'''

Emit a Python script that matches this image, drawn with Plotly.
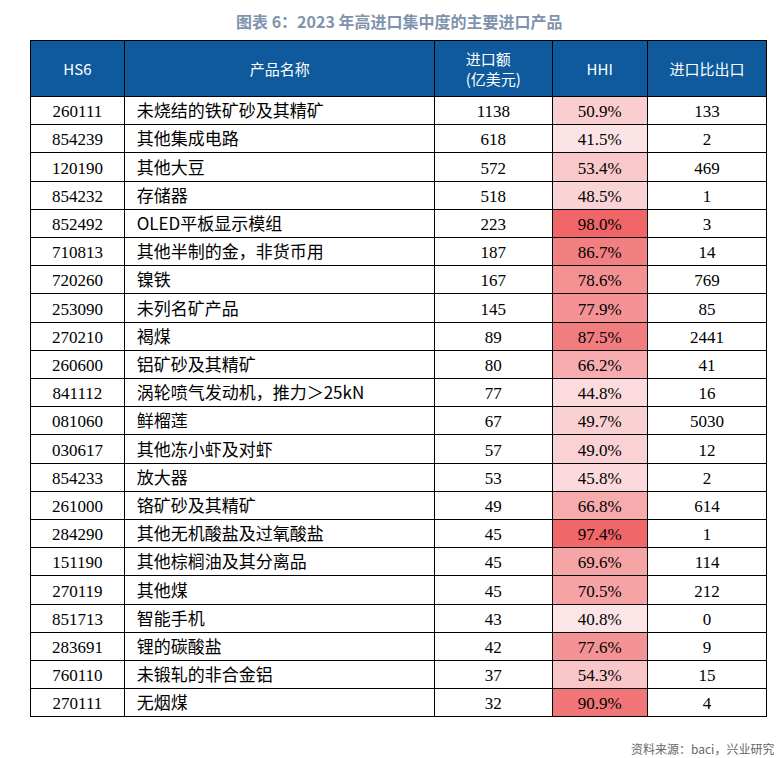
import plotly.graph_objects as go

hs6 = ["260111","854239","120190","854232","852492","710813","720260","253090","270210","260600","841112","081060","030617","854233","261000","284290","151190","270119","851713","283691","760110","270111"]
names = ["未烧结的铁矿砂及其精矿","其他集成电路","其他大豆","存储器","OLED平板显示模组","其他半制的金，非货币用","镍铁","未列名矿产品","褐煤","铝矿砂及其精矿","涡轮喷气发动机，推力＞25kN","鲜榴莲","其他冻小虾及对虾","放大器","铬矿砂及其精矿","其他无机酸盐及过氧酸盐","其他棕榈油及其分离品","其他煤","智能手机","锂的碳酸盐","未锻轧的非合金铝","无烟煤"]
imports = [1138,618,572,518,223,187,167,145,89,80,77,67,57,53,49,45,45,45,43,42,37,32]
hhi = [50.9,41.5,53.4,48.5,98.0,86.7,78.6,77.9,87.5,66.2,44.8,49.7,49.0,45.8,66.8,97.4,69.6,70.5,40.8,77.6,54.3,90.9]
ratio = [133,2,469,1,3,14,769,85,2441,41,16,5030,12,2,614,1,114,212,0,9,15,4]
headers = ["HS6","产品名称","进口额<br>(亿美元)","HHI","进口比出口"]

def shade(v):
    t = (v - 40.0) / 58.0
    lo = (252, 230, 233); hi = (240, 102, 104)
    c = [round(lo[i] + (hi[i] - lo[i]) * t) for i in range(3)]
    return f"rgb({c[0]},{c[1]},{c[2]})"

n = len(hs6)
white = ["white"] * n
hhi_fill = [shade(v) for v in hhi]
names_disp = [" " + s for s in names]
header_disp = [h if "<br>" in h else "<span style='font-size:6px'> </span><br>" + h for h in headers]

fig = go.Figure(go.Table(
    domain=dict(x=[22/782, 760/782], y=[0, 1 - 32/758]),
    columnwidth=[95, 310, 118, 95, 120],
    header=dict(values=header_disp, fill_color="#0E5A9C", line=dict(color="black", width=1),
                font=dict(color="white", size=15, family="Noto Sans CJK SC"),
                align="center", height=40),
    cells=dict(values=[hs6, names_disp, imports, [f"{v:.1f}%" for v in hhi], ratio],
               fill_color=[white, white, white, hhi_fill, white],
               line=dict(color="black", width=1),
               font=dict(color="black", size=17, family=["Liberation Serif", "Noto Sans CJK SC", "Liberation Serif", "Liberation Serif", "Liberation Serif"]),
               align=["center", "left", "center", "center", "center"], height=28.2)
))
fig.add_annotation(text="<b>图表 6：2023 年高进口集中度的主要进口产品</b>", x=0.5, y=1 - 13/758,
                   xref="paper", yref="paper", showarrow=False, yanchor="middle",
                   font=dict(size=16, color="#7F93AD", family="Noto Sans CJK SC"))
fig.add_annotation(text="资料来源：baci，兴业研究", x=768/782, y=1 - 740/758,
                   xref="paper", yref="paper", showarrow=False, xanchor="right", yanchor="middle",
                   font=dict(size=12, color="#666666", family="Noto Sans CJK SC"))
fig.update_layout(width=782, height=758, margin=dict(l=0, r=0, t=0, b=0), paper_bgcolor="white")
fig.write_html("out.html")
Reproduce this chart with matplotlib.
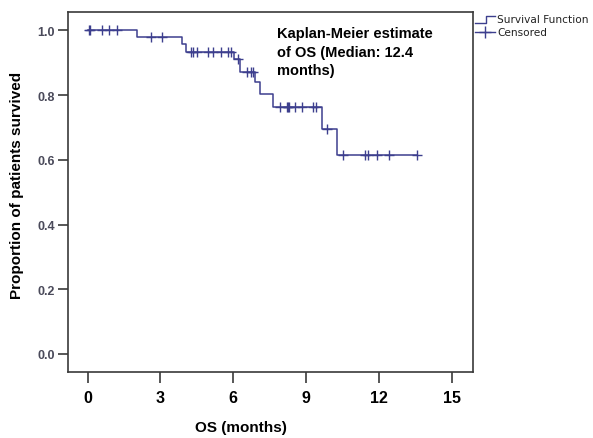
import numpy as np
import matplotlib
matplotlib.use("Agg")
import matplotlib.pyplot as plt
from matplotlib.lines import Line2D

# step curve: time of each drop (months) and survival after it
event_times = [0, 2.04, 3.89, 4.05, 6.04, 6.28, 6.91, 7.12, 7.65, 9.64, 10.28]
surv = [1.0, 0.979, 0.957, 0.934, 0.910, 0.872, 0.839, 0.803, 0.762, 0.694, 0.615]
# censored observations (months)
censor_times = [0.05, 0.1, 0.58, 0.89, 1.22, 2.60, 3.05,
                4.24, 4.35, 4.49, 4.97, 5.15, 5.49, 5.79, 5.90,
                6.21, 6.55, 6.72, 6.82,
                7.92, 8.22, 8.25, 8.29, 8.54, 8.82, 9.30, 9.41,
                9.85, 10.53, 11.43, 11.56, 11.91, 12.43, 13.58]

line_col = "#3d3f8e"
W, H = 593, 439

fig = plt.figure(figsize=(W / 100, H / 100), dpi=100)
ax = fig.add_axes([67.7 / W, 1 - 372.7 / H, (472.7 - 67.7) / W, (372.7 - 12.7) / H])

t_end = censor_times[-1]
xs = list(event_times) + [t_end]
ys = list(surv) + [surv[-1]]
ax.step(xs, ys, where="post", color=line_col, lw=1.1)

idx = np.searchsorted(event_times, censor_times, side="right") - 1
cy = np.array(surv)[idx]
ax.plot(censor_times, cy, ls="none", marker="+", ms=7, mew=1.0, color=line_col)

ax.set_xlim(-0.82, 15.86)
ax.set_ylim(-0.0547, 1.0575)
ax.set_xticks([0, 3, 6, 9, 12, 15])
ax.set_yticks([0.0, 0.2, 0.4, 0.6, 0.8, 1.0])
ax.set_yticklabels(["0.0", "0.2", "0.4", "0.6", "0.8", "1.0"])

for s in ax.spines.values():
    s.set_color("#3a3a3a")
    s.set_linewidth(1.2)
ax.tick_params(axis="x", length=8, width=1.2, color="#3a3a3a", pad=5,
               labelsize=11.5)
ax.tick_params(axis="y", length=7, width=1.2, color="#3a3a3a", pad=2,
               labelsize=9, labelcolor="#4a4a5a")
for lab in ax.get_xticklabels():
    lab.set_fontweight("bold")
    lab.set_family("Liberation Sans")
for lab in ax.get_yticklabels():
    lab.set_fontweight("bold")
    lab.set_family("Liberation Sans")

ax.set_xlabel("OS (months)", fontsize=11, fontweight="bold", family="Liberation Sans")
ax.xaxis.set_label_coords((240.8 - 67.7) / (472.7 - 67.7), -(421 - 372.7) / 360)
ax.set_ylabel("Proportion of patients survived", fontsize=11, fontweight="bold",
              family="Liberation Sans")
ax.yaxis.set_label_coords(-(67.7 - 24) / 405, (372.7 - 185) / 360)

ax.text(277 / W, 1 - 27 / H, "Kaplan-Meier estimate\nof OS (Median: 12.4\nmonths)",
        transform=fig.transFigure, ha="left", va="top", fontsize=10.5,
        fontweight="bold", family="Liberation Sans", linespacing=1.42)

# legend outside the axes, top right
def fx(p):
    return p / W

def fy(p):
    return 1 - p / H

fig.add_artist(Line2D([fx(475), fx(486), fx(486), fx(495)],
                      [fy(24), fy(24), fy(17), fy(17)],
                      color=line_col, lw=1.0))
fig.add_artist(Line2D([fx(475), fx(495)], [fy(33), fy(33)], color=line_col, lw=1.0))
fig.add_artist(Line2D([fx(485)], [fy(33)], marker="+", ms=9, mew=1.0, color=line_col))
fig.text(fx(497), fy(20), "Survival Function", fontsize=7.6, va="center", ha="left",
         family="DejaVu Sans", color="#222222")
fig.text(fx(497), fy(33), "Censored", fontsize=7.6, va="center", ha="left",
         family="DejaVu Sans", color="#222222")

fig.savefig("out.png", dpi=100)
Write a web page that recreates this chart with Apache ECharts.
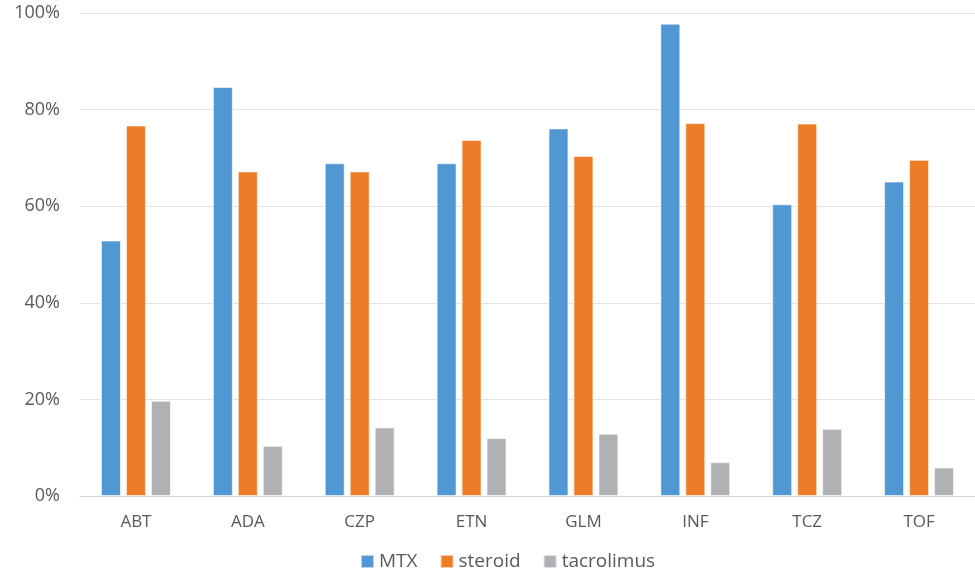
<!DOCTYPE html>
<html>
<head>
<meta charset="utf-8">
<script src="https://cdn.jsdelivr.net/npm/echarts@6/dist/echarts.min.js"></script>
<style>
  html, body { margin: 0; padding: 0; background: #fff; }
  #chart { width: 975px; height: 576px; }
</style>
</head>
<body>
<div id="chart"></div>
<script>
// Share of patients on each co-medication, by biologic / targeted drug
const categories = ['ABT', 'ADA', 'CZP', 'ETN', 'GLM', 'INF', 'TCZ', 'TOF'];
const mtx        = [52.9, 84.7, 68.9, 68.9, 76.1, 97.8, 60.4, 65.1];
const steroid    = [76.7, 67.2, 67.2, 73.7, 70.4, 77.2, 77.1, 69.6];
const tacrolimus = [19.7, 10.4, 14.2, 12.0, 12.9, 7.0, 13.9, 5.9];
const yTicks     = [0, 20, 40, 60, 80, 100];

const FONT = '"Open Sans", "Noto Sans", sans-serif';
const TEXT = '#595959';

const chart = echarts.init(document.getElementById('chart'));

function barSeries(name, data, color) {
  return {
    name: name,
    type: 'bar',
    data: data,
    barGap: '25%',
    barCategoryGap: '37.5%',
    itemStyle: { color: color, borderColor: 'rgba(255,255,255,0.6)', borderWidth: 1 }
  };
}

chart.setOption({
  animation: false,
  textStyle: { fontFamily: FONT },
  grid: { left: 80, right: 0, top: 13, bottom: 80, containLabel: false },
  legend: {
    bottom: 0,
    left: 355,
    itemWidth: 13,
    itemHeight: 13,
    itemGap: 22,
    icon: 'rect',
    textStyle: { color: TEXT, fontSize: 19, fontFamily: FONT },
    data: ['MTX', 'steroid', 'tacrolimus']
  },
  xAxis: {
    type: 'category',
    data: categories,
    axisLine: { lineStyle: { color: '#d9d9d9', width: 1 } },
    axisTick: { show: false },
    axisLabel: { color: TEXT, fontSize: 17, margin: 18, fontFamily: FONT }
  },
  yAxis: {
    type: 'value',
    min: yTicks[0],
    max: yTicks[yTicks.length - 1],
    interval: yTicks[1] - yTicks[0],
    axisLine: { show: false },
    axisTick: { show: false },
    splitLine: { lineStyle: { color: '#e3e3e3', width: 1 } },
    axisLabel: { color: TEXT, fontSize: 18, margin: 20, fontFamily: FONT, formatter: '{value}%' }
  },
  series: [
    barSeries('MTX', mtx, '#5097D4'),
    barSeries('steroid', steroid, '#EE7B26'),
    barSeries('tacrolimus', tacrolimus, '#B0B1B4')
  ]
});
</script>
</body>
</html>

'''

→ WHAT IS NEEDED
Take the lines from the start of the material to the line with "import plotly.graph_objects as go", both included, and transcribe them exactly without the pictures.

→ FINAL RESULT
Emit a Python script that matches this image, drawn with Plotly.
import plotly.graph_objects as go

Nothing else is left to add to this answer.